To my left I hear the trickling of water.  The creek remains bathed in shadow and only a few reflections of light dance on its surface; just enough to guide me along its banks.

Crumbling earth.  Rocks splashing.  Not me, though.  Ahead, somewhere ahead where I cannot see, someone or something moves along the same bank and stirs the soil from its rest by being too near the edge.

Stopped dead in my tracks, I whisper, “Hello?”


You’ll die out here tonight.  Turn back now.

“Is someone there?”  The words tremble a bit, something I fear is too obvious.  Then in a deeper, more confident voice: “I asked if someone is there?”


Now is a good time to consider running, yes?

I’ve had enough of you.

Obviously not as you’re still out here.

For the last time, be quiet.

Is it worth your life to pursue this?  You haven’t a clue what you’re looking for, what might be happening.  Is that enough?


A stirring of leaves upon the ground, this time not by the wind but instead by something still hidden that has moved closer to me without being seen or heard.

I stare into the darkness.

Something is out there, something dangerous, something evil.  Run!

I will not.

Then I’ll play no part in this game.  You carry us to toward our death.

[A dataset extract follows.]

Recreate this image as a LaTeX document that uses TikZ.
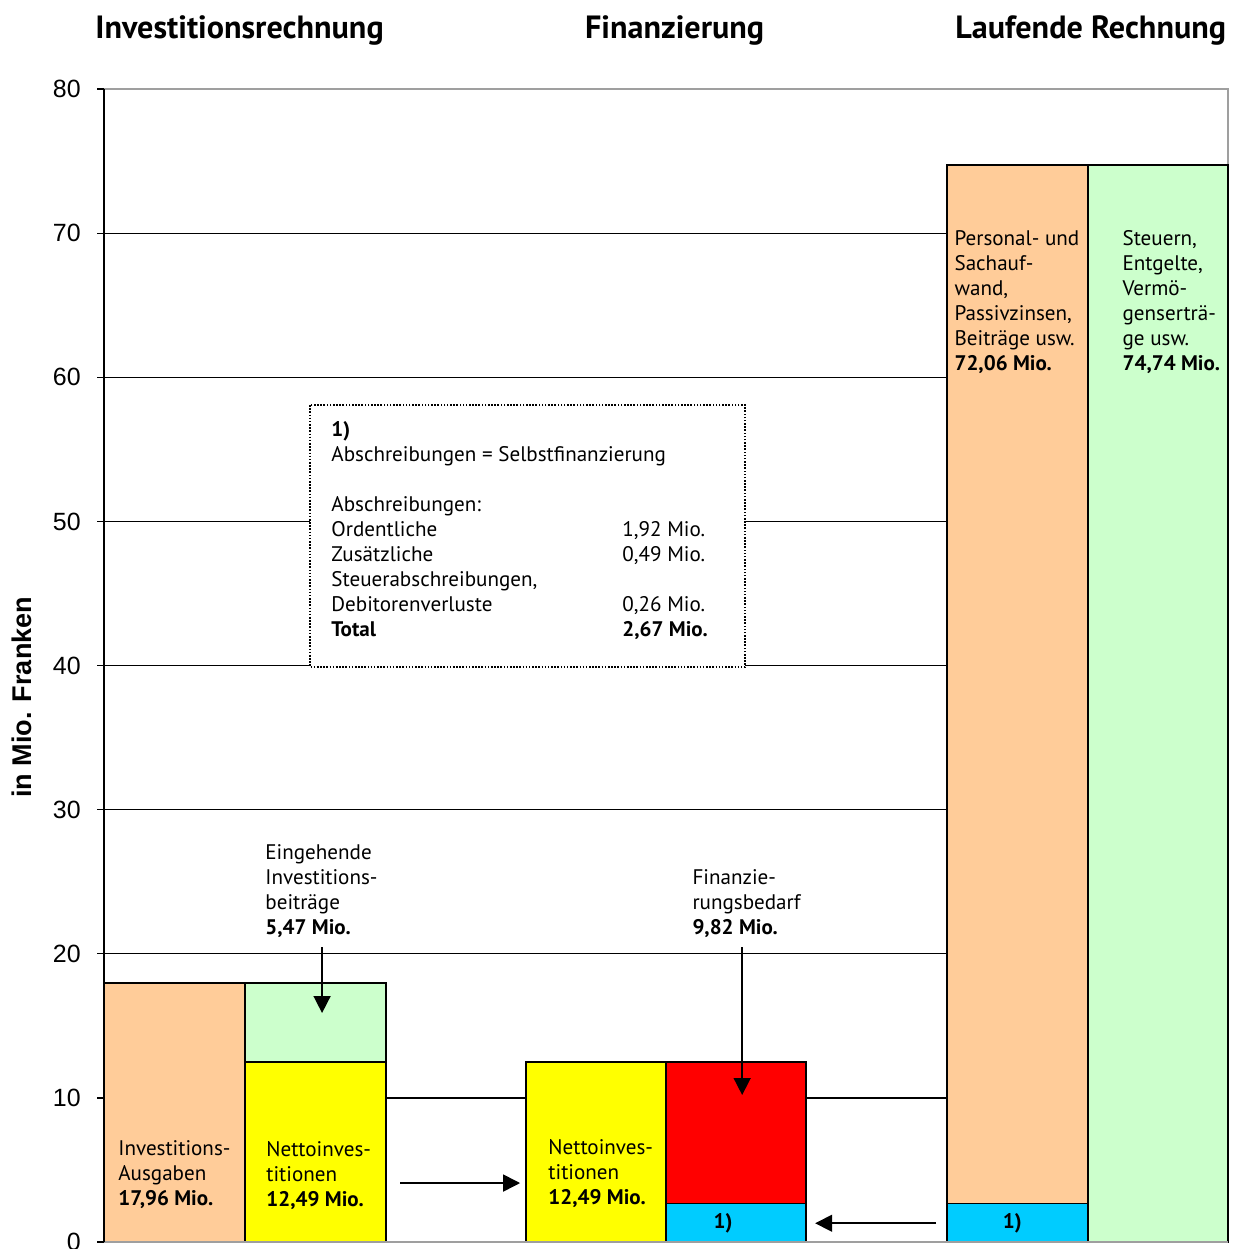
\documentclass[tikz,border=0pt]{standalone}
\usepackage{fontspec}
\setmainfont{PT Sans}
\newfontfamily\axisfont{Liberation Sans}
\usetikzlibrary{arrows.meta}
\definecolor{peach}{HTML}{FFCC99}
\definecolor{mint}{HTML}{CCFFCC}
\definecolor{sunny}{HTML}{FFFF00}
\definecolor{signal}{HTML}{FF0000}
\definecolor{sky}{HTML}{00CCFF}
\begin{document}
\begin{tikzpicture}[
  x=0.02cm, y=0.2882cm,
  >={Triangle[length=0.34cm, width=0.34cm]},
  txt/.style={anchor=base west, align=left, inner sep=0pt, font=\fontsize{12}{14.23}\selectfont},
  head/.style={anchor=base, inner sep=0pt, font=\fontsize{18.3}{21}\selectfont\bfseries},
  tick/.style={anchor=east, inner sep=0pt, font=\axisfont\fontsize{14.2}{17}\selectfont},
  seg/.style={draw=black, line width=1pt},
  gridline/.style={line width=0.8pt},
  frame/.style={line width=1pt, gray!75},
  flow/.style={->, line width=0.9pt},
]
  \useasboundingbox (0,-0.486) rectangle (1234,86.19);
  % grid and axes
  \foreach \v in {10,20,...,70} \draw[gridline] (104,\v) -- (1228,\v);
  \draw[frame] (104,80) -- (1228,80) -- (1228,0);
  \foreach \v in {0,10,...,80} {
    \draw[gridline] (97,\v) -- (104,\v);
    \node[tick] (t\v) at (81,\v) {\v};
  }
  \node[rotate=90, inner sep=0pt, font=\axisfont\bfseries\fontsize{15.4}{18}\selectfont] (ylab) at (22,37.8) {in Mio. Franken};
  % note box
  \draw[fill=white, line width=0.9pt, dash pattern=on 0.9pt off 0.9pt] (310,58.08) rectangle (745,39.9);
  \node[txt] (note) at (331,55.88) {%
    \begin{tabular}[t]{@{}p{5.82cm}@{}l@{}}
      \textbf{1)}\\
      \multicolumn{2}{@{}l@{}}{Abschreibungen = Selbstfinanzierung}\\
      \\
      Abschreibungen:\\
      Ordentliche & 1,92 Mio.\\
      Zusätzliche & 0,49 Mio.\\
      Steuerabschreibungen,\\
      Debitorenverluste & 0,26 Mio.\\
      \textbf{Total} & \textbf{2,67 Mio.}
    \end{tabular}};
  % bars
  \filldraw[seg, fill=peach]  (104,0) rectangle (245,17.96);
  \filldraw[seg, fill=sunny]  (245,0) rectangle (386,12.49);
  \filldraw[seg, fill=mint]   (245,12.49) rectangle (386,17.96);
  \filldraw[seg, fill=sunny]  (526,0) rectangle (666,12.49);
  \filldraw[seg, fill=sky]    (666,0) rectangle (806,2.67);
  \filldraw[seg, fill=signal] (666,2.67) rectangle (806,12.49);
  \filldraw[seg, fill=sky]    (947,0) rectangle (1088,2.67);
  \filldraw[seg, fill=peach]  (947,2.67) rectangle (1088,74.74);
  \filldraw[seg, fill=mint]   (1088,0) rectangle (1228,74.74);
  \draw[frame] (104,0) -- (1228,0);
  \draw[line width=1pt] (104,0) -- (104,80);
  % titles
  \node[head] (tinv) at (239.5,83.5) {Investitionsrechnung};
  \node[head] (tfin) at (674.5,83.5) {Finanzierung};
  \node[head] (tlr)  at (1090.5,83.5) {Laufende Rechnung};
  % labels (placed at the baseline of their last line)
  \node[txt] (invaus) at (118,2.50) {Investitions-\\Ausgaben\\\textbf{17,96 Mio.}};
  \node[txt] (nettoa) at (266,2.43) {Nettoinves-\\titionen\\\textbf{12,49 Mio.}};
  \node[txt] (nettob) at (548,2.57) {Nettoinves-\\titionen\\\textbf{12,49 Mio.}};
  \node[txt] (beitr)  at (265,21.37) {Eingehende\\Investitions-\\beiträge\\\textbf{5,47 Mio.}};
  \node[txt] (bedarf) at (692,21.37) {Finanzie-\\rungsbedarf\\\textbf{9,82 Mio.}};
  \node[txt] (aufw)   at (954,60.51) {Personal- und\\Sachauf-\\wand,\\Passivzinsen,\\Beiträge usw.\\\textbf{72,06 Mio.}};
  \node[txt] (ertr)   at (1122,60.51) {Steuern,\\Entgelte,\\Vermö-\\genserträ-\\ge usw.\\\textbf{74,74 Mio.}};
  \node[txt, anchor=base] (sfa) at (723,0.97) {\textbf{1)}};
  \node[txt, anchor=base] (sfb) at (1012,0.97) {\textbf{1)}};
  % arrows
  \coordinate (beitrS) at (322,20.47);
  \coordinate (beitrE) at (322,15.89);
  \coordinate (bedarfS) at (742,20.47);
  \coordinate (bedarfE) at (742,10.2);
  \coordinate (nettoS) at (400,4.09);
  \coordinate (nettoE) at (520,4.09);
  \coordinate (sfS) at (936,1.3);
  \coordinate (sfE) at (815,1.3);
  \draw[flow] (beitrS) -- (beitrE);
  \draw[flow] (bedarfS) -- (bedarfE);
  \draw[flow] (nettoS) -- (nettoE);
  \draw[flow] (sfS) -- (sfE);
\end{tikzpicture}
\end{document}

Two eyes.  Two eyes that reflect back to me the pittance of light that exists in the deep of night.  Two eyes in the darkness.

And again the small lamentations of a beast in despair.

Then the shadow peals back enough for me to see a female coyote no more than ten feet/two meters away.

She protects something.

Yes, she protects her domain, her health.  Tell me why we’re still here!

Because we care.

Care enough to face death?


Then so be it.  Behold…

The cloak of blindness falls away rapidly such that I stumble back a step or two, my feet looking for steady ground in the face of that which brought me here: a coyote mother protecting her offspring who finds itself stranded on a small bit of rock in the middle of a creek.

The leap to shore seems minuscule, a minute jump even for a child.

Yet the pup cries out again, unleashes its fear upon the wind and night.

And the mother takes one more step toward me, one more deliberate movement telling me I am not welcome.